A Terra de cego e o outro
Autora: Clara Rios do Carmo
O que mais tenho ouvido nos últimos meses é “não vamos colocar política no meio disso”, “esse país não vai pra frente por causa de política”, “não vamos deixar a política dividir a família”. Talvez essas pessoas não tenham entendido que política é, justamente, nossa forma de lidar com o outro, é o modo como nos organizamos enquanto sociedade. Política é o que nos faz entender que somos parte de um todo, que a Terra não gira ao nosso redor – embora muitos ainda pensem que ela gira e, outros -ainda, que a Terra é plana.
Quando lembramos que esse outro existe, para além da nossa zona de conforto, passamos a perceber as desigualdades. Claro, não queremos notá-las. Não é nada agradável saber que, enquanto você escolhe seu cobertor e sua série favorita no Netflix, fora do seu condomínio alguém dorme na calçada, muitas vezes sem ter como se aquecer. Não é nada agradável lembrar que enquanto você janta um “spaghetti al pesto”, alguém revira o lixo para encontrar algum resto que sirva de alimento.

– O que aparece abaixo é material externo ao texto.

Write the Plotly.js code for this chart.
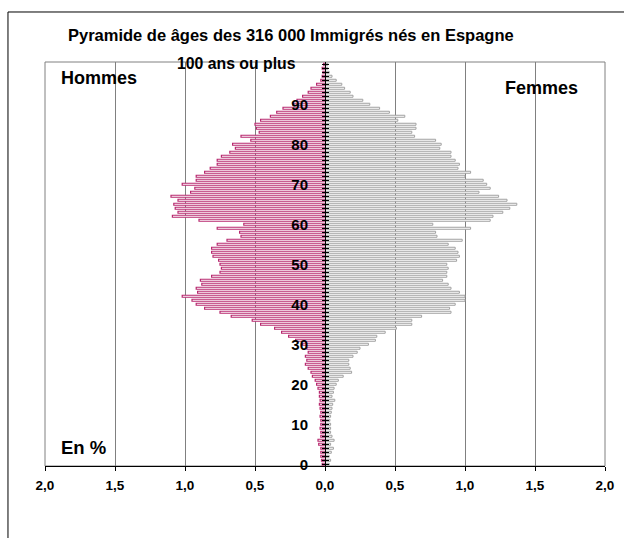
<!DOCTYPE html>
<html><head><meta charset="utf-8">
<script src="https://cdn.plot.ly/plotly-3.0.1.min.js"></script>
<style>html,body{margin:0;padding:0;background:#fff;}#chart{width:624px;height:538px;}</style>
</head><body><div id="chart"></div>
<script>
// Ages 0..100 (100 = "100 ans ou plus")
const ages = Array.from({length:101}, (_, i) => i);
// Percent of total, men (Hommes)
const hommes = [0.02,0.025,0.03,0.03,0.03,0.045,0.05,0.03,0.03,0.035,
  0.03,0.03,0.035,0.03,0.035,0.04,0.035,0.04,0.04,0.05,
  0.06,0.07,0.09,0.10,0.12,0.14,0.13,0.14,0.12,0.13,
  0.16,0.21,0.26,0.31,0.36,0.46,0.52,0.67,0.75,0.86,
  0.92,0.95,1.02,0.91,0.92,0.88,0.89,0.81,0.75,0.74,
  0.75,0.76,0.80,0.81,0.81,0.77,0.70,0.60,0.61,0.77,
  0.58,0.90,1.09,1.05,1.07,1.08,1.05,1.10,0.96,0.93,
  1.02,0.92,0.92,0.86,0.82,0.77,0.77,0.74,0.68,0.64,
  0.66,0.53,0.60,0.47,0.49,0.50,0.46,0.39,0.345,0.30,
  0.23,0.20,0.16,0.12,0.10,0.06,0.03,0.02,0.015,0.02,0.01];
// Percent of total, women (Femmes)
const femmes = [0.03,0.04,0.03,0.045,0.06,0.04,0.065,0.05,0.04,0.04,
  0.04,0.035,0.04,0.045,0.05,0.055,0.07,0.05,0.06,0.065,
  0.08,0.095,0.13,0.19,0.18,0.17,0.17,0.20,0.23,0.25,
  0.31,0.36,0.37,0.43,0.51,0.62,0.62,0.69,0.90,0.89,
  0.93,1.00,1.00,0.96,0.90,0.88,0.84,0.87,0.87,0.88,
  0.87,0.94,0.96,0.95,0.93,0.88,0.98,0.80,0.79,1.04,
  0.77,1.18,1.20,1.27,1.32,1.37,1.30,1.24,1.10,1.18,
  1.155,1.13,1.00,1.04,0.95,0.96,0.93,0.90,0.90,0.82,
  0.83,0.79,0.64,0.62,0.65,0.65,0.52,0.57,0.46,0.39,
  0.32,0.27,0.20,0.18,0.14,0.12,0.08,0.05,0.03,0.02,0.02];
const xTickVals = [-2,-1.5,-1,-0.5,0,0.5,1,1.5,2];
const xTickText = ['2,0','1,5','1,0','0,5','0,0','0,5','1,0','1,5','2,0'];
const ageLabelText = ages.map(a => (a % 10 === 0 && a < 100) ? String(a) : '');
const topLabel = '100 ans ou plus';
const titleText = 'Pyramide de âges des 316 000 Immigrés nés en Espagne';

const FONT = '"Liberation Sans", Arial, sans-serif';
const yRange = [-0.4375, 100.5625];

const traces = [
  {type:'bar', orientation:'h', y:ages, x:hommes.map(v => -v), name:'Hommes',
   marker:{color:'#ffffff', line:{color:'#b8286f', width:1.2}}, hoverinfo:'skip'},
  {type:'bar', orientation:'h', y:ages, x:femmes, name:'Femmes',
   marker:{color:'#ffffff', line:{color:'#a0a0a0', width:1}}, hoverinfo:'skip'}
];

const layout = {
  width:624, height:538,
  margin:{l:45, r:19, t:62, b:72},
  paper_bgcolor:'#ffffff', plot_bgcolor:'#ffffff',
  showlegend:false,
  barmode:'overlay', bargap:0.5,
  font:{family:FONT, color:'#000'},
  title:{text:'<b>'+titleText+'</b>', font:{family:FONT, size:16.5, color:'#000'},
         xref:'paper', x:0.439, xanchor:'center', yref:'container', y:0.935, yanchor:'middle'},
  xaxis:{range:[-2,2], tickvals:xTickVals, ticktext:xTickText, fixedrange:true,
         showgrid:true, gridcolor:'#808080', gridwidth:1, zeroline:false,
         showline:true, linecolor:'#000', linewidth:1,
         ticks:'outside', ticklen:4, tickcolor:'#000', tickwidth:1, ticklabelstandoff:3,
         tickfont:{family:FONT, size:13.5, color:'#000', weight:'bold'}},
  yaxis:{range:yRange, showgrid:false, zeroline:false, showline:false,
         showticklabels:false, ticks:'', fixedrange:true},
  yaxis2:{range:yRange, overlaying:'y', anchor:'free', position:0.5, side:'left',
          showgrid:false, zeroline:false, showline:true, linecolor:'#000', linewidth:1,
          tickvals:ages, ticktext:ageLabelText, ticks:'outside', ticklen:3, tickcolor:'#000',
          ticklabelstandoff:11,
          tickfont:{family:FONT, size:15, color:'#000', weight:'bold'}, fixedrange:true},
  yaxis3:{range:yRange, overlaying:'y', anchor:'free', position:0.5, side:'left',
          showgrid:false, zeroline:false, showline:false, showticklabels:false,
          tickvals:ages, ticks:'inside', ticklen:3, tickcolor:'#000', fixedrange:true},
  shapes:[
    {type:'rect', xref:'paper', yref:'paper', x0:0, x1:1, y0:0, y1:1,
     line:{color:'#808080', width:1}, layer:'below'},
    {type:'line', xref:'paper', yref:'paper', x0:-0.0661, x1:1.04, y0:1.1238, y1:1.1238,
     line:{color:'#000', width:1}},
    {type:'line', xref:'paper', yref:'paper', x0:-0.0661, x1:-0.0661, y0:1.1238, y1:-0.2,
     line:{color:'#000', width:1}}
  ],
  annotations:[
    {text:'<b>Hommes</b>', xref:'paper', yref:'paper', x:0.025, y:0.960, xanchor:'left', yanchor:'middle',
     showarrow:false, font:{family:FONT, size:18, color:'#000'}},
    {text:'<b>Femmes</b>', xref:'paper', yref:'paper', x:0.817, y:0.936, xanchor:'left', yanchor:'middle',
     showarrow:false, font:{family:FONT, size:18, color:'#000'}},
    {text:'<b>En %</b>', xref:'paper', yref:'paper', x:0.025, y:0.0446, xanchor:'left', yanchor:'middle',
     showarrow:false, font:{family:FONT, size:18.5, color:'#000'}},
    {text:'<b>'+topLabel+'</b>', xref:'x', yref:'y', x:-0.193, y:100.3, xanchor:'right', yanchor:'middle',
     showarrow:false, font:{family:FONT, size:15.8, color:'#000'}}
  ]
};

// Invisible helper traces that activate the centre axes
traces.push({type:'scatter', x:[0], y:[0], yaxis:'y2', mode:'markers', marker:{opacity:0}, hoverinfo:'skip'});
traces.push({type:'scatter', x:[0], y:[0], yaxis:'y3', mode:'markers', marker:{opacity:0}, hoverinfo:'skip'});

Plotly.newPlot('chart', traces, layout, {staticPlot:true, displayModeBar:false});
</script></body></html>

Também não é agradável saber que mais um dia se passa e o número de mortes por Covid-19 só cresce no Brasil. E aí manter os olhos abertos fica cada vez mais difícil… dói. Então os fechamos. E criamos bodes expiatórios como a mídia, o governante, o vizinho, para não carregar a tão grande culpa que também é de nossa responsabilidade.
Essa forma de agir – ou de não agir – é sempre política, porque tem consequências diretas na vida de outras pessoas que não necessariamente fazem parte do nosso círculo social mais próximo. Quando escolhemos deixar de olhar, deixamos também de pensar sobre e, então, contribuir para que aquela situação melhore. A partir do momento em que paramos de dar dignidade e nome a João Pedro e George, mais mortes como as deles acontecem e são banalizadas.
Quando vemos profissionais da imprensa serem agredidos e mudamos de canal, mais jornalistas exercem seu trabalho amedrontados. Quando mudamos de assunto quando alguém fala sobre uma questão polêmica, mais fechados na nossa própria bolha ficamos.
Quando aplaudimos de olhos fechados representantes de Estado que demonstram a mais falta de empatia com os mortos pela Covid-19, desrespeito à democracia e aos direitos humanos, além de alusões a movimentos totalitários, racistas e neonazistas, somos, sim, coniventes com todas essas desigualdades.
Minha boca agora pode estar coberta por uma máscara, mas eu não vou fechar os olhos. Não, eu não vou fingir que nada acontece. Em terra de cego, quem tem olho, olha para o outro!
Clara Rios do Carmo é jornalista e professora.